Brewed and sour-mashed a Berliner Weiss and a Gose back to back weekends a month or so back. Both beers turned out just how I wanted them flavor/acidity wise but so very cloudy I was distressed (I've entered them in a local competition next weekend). I've never filtered but I borrowed a plate filter from a member of my local club and tried the coarse pads. No difference. Well crap. Tried the "polish" pads next night. No difference. Still looks like milk. Double crap.
Reviewing my process, I realized my mistake. When I added the handful of grain to inoculate the mash w/ lacto after cooling it to 120F, I milled it first. Stupid- the lacto live on the husk, so all milling it did was add a bunch of starch to the mash after the enzymes had mostly been denatured. So my working theory is now starch haze.

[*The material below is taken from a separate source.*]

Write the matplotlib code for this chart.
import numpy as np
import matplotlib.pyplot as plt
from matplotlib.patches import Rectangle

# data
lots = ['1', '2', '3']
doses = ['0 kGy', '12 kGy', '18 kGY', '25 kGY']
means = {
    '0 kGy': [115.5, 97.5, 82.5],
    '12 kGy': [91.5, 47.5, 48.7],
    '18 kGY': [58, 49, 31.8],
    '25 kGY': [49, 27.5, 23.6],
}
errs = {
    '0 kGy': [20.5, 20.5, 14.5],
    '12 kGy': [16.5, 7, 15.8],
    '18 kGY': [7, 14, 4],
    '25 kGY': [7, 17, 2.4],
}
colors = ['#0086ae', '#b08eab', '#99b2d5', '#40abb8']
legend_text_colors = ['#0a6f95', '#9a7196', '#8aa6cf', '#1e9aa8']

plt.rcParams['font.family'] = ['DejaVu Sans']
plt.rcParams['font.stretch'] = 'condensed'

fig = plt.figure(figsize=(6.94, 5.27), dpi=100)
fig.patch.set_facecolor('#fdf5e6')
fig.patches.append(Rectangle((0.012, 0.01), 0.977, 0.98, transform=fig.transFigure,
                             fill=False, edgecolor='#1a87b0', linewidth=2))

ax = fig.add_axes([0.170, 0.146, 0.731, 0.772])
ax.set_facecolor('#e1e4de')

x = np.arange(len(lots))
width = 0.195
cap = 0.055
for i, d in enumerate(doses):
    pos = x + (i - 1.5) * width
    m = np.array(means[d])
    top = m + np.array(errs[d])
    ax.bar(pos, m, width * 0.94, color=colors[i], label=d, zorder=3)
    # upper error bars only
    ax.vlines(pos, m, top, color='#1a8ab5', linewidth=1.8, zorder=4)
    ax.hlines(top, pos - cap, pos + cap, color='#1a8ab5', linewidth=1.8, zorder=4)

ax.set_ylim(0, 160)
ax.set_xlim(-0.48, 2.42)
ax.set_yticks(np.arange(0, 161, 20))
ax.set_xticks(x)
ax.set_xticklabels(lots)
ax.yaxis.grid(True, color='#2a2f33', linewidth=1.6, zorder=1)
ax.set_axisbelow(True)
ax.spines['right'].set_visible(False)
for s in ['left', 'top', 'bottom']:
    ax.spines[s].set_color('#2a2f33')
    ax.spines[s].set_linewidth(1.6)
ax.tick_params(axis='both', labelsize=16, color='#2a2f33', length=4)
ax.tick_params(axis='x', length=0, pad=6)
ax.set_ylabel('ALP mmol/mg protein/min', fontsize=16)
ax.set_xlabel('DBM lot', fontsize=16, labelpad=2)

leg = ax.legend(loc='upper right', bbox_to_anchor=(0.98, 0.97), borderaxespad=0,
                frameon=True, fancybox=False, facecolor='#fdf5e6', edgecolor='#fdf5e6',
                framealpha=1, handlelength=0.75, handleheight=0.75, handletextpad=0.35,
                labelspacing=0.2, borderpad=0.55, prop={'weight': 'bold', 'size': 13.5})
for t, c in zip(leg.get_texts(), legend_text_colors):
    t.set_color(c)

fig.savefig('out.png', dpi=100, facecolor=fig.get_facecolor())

LHBS has amylase powder so I stop and picked some up yesterday morning. Let the beer warm up to room temp and added 1 tsp of amylase powder per keg. I also added some to a sample pint and sat it next to a control pint so I can monitor its progress. This morning the enzyme-dosed pint is noticeably clearer. So I'm hopeful the beer will clear up enough to be presentable in 3 or 4 days. I'll let you know.
Lessons learned:
1. Filtering is dead easy as long as you have a couple of extra kegs. I will be keeping this in my arsenal in case I need it again.
2. You can't filter out a starch haze.
3. When inoculating a sour mash with malt, don't mill it.